"""
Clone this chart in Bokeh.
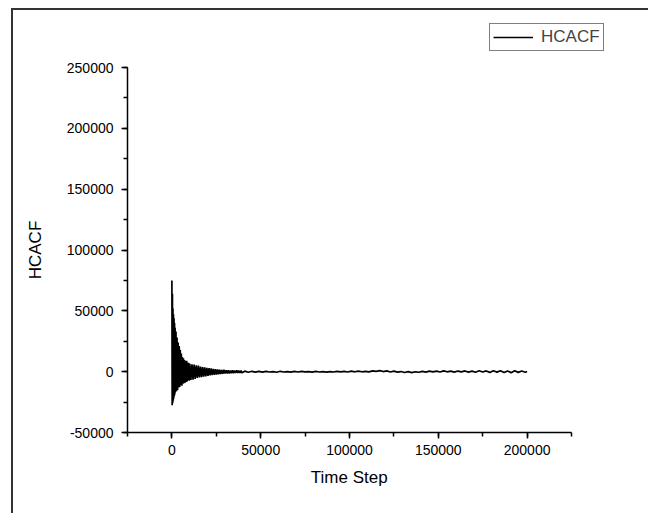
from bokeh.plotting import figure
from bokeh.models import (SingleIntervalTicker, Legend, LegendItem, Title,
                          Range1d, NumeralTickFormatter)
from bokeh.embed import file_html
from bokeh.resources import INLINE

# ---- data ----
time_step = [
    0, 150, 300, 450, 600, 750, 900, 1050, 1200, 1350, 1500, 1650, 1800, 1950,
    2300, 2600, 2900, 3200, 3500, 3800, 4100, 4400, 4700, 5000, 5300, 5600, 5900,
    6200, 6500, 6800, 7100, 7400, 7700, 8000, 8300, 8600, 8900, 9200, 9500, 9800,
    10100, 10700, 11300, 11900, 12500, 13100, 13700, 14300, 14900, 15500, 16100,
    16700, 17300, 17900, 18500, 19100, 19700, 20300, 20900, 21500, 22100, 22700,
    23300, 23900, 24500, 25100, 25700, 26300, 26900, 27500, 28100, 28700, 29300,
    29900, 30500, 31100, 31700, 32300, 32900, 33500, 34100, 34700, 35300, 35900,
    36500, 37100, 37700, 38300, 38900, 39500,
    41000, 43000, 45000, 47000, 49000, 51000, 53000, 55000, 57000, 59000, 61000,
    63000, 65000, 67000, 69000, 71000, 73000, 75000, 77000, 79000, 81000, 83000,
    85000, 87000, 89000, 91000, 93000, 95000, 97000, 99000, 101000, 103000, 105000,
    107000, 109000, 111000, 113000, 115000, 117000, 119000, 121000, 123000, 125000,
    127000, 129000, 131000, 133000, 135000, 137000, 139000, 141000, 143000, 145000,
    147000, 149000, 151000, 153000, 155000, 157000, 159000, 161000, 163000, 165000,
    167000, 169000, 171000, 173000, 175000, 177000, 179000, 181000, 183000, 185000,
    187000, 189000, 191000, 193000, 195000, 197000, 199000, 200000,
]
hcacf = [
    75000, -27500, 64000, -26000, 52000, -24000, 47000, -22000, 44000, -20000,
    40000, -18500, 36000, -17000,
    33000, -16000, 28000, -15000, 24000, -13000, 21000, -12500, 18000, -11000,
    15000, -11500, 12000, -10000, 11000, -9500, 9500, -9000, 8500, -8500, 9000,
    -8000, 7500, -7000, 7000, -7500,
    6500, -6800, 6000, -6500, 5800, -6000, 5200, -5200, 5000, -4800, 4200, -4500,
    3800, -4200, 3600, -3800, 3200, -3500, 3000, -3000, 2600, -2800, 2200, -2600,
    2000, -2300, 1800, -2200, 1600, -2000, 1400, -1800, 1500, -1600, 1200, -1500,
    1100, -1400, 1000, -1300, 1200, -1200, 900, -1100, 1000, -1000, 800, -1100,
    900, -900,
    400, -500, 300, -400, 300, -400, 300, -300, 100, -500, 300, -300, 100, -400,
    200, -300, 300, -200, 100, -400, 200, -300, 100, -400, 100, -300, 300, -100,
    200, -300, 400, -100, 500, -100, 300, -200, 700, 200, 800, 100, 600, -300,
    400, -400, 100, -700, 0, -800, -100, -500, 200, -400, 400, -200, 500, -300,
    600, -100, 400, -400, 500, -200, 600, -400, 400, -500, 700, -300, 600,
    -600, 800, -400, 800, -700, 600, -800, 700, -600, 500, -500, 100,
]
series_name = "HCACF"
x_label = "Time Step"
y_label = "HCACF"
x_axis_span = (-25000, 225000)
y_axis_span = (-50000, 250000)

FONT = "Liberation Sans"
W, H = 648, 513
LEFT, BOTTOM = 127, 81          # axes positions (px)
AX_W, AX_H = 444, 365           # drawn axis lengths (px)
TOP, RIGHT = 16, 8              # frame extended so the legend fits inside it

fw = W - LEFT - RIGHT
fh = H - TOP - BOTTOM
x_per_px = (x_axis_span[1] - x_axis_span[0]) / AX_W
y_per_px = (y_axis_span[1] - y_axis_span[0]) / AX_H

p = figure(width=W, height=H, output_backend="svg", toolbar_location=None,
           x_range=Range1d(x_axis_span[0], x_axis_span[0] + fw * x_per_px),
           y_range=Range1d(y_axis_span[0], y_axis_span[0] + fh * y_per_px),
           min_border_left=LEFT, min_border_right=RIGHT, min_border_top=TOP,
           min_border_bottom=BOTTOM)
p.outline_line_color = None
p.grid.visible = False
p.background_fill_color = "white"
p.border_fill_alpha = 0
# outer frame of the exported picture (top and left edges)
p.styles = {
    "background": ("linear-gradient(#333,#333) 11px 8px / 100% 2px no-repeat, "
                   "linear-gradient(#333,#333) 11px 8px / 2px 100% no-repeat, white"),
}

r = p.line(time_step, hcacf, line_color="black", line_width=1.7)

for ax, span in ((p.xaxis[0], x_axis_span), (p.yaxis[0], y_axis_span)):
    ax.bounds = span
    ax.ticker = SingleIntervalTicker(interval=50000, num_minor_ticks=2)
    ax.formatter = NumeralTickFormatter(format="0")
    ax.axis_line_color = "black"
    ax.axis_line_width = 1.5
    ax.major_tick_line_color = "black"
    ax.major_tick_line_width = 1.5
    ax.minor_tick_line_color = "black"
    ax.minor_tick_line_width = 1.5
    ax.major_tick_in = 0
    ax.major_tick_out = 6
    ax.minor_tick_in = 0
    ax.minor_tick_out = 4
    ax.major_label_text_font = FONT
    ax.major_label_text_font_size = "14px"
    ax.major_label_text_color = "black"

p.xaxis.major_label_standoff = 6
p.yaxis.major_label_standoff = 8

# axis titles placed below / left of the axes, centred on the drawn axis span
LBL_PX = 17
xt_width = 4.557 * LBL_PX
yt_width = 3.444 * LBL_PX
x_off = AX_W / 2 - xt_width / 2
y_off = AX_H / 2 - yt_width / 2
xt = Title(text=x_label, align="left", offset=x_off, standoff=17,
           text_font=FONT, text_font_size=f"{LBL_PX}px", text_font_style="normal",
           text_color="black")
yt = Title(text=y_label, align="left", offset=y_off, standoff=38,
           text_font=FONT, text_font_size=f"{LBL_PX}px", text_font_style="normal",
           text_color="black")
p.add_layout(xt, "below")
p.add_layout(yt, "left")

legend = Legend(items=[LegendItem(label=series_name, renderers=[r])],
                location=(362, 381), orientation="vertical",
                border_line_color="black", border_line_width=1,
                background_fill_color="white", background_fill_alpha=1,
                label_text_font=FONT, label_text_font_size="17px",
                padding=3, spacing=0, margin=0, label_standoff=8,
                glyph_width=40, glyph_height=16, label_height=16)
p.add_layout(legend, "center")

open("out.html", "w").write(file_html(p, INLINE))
"""
Give again exactly the lines running from the beginning of the material above through the line that contains "from bokeh.resources import INLINE", and leave out every picture.

Clone this chart in Bokeh.
from bokeh.plotting import figure
from bokeh.models import (SingleIntervalTicker, Legend, LegendItem, Title,
                          Range1d, NumeralTickFormatter)
from bokeh.embed import file_html
from bokeh.resources import INLINE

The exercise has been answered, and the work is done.